Alors, le Civisme, du libéralisme sans capitalisme ?
P.S. : Nous avons laissé de côté la question politique et celle plus technique des échanges internationaux qui auraient détourné de l’aspect essentiel du problème. Ceci étant, le Civisme explique comment la Cité continuera d’échanger avec le reste du monde, simplement en exportant, en vendant et en disposant dès lors de devises pour payer ses importations. Nous avons dit que les entreprises devaient satisfaire une certaine Demande ; nous pouvons ajouter que les clients étrangers compteront autant que les Citoyens, de sorte que les entreprises auront intérêt à ne pas délaisser cette clientèle, d’autant plus que la Cité pourra les y encourager, car c’est elle qui en récupèrera le produit financier.

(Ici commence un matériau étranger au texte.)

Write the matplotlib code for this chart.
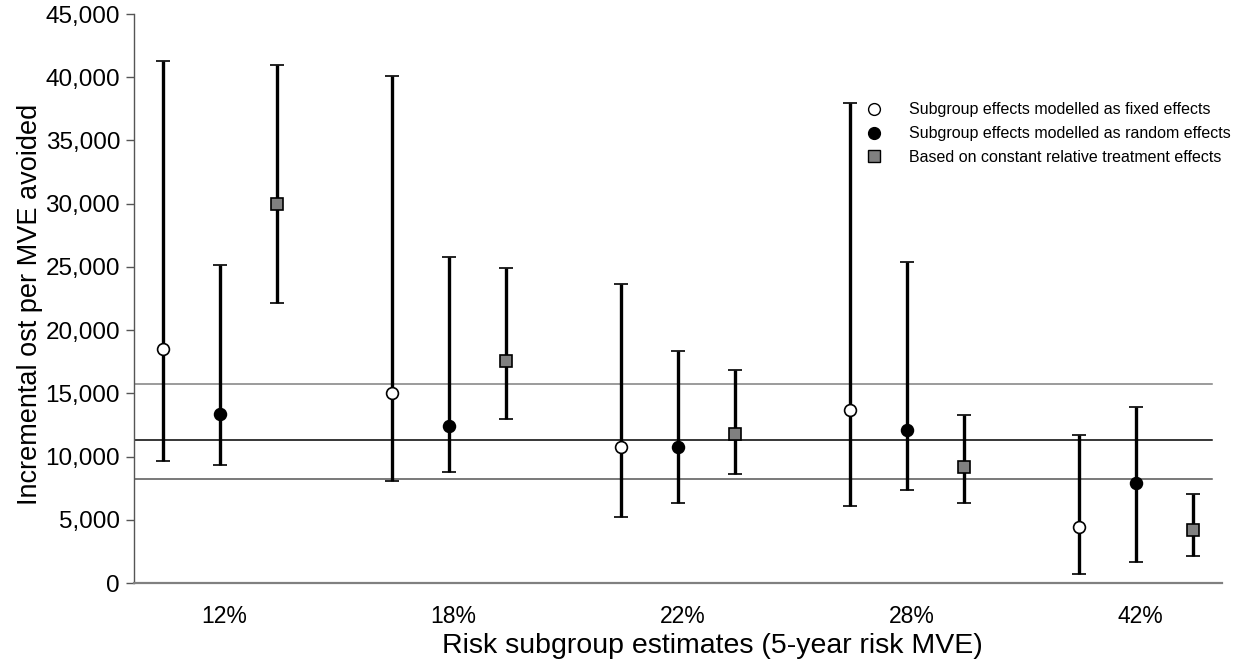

Quant au système politique, l’Égalité suscite la démocratie — régime sous lequel les lois sont faites ou, pour le moins, ratifiées par le peuple — par la force des choses, comme l’inégalité est oligarchique par nature. Dans la Cité, les droits des Citoyens sont garantis indépendamment du système politique. La démocratie n’est donc pas un but en soi (le but de « citoyens » exploités et opprimés qui voient en elle le moyen de leur garantir des droits) ; elle va de soi. Cette conception est inédite. Le Civisme innove encore en dissociant la Citoyenneté de la Nationalité (chose impossible à faire quand les droits passent par la monnaie et que la Citoyenneté est vide de sens). La première confère les droits économiques et sociaux ; la seconde, qui s’acquiert par des devoirs particuliers, confère les droits politiques. Les droits politiques sont aussi étendus dans la Cité qu’ils sont illusoires sous Largent et doivent donc se mériter ; ils ne peuvent être accordés à des individus dont l’attachement sentimental à la Cité est douteux et qui n’auront peut-être pas à cœur de défendre ses intérêts.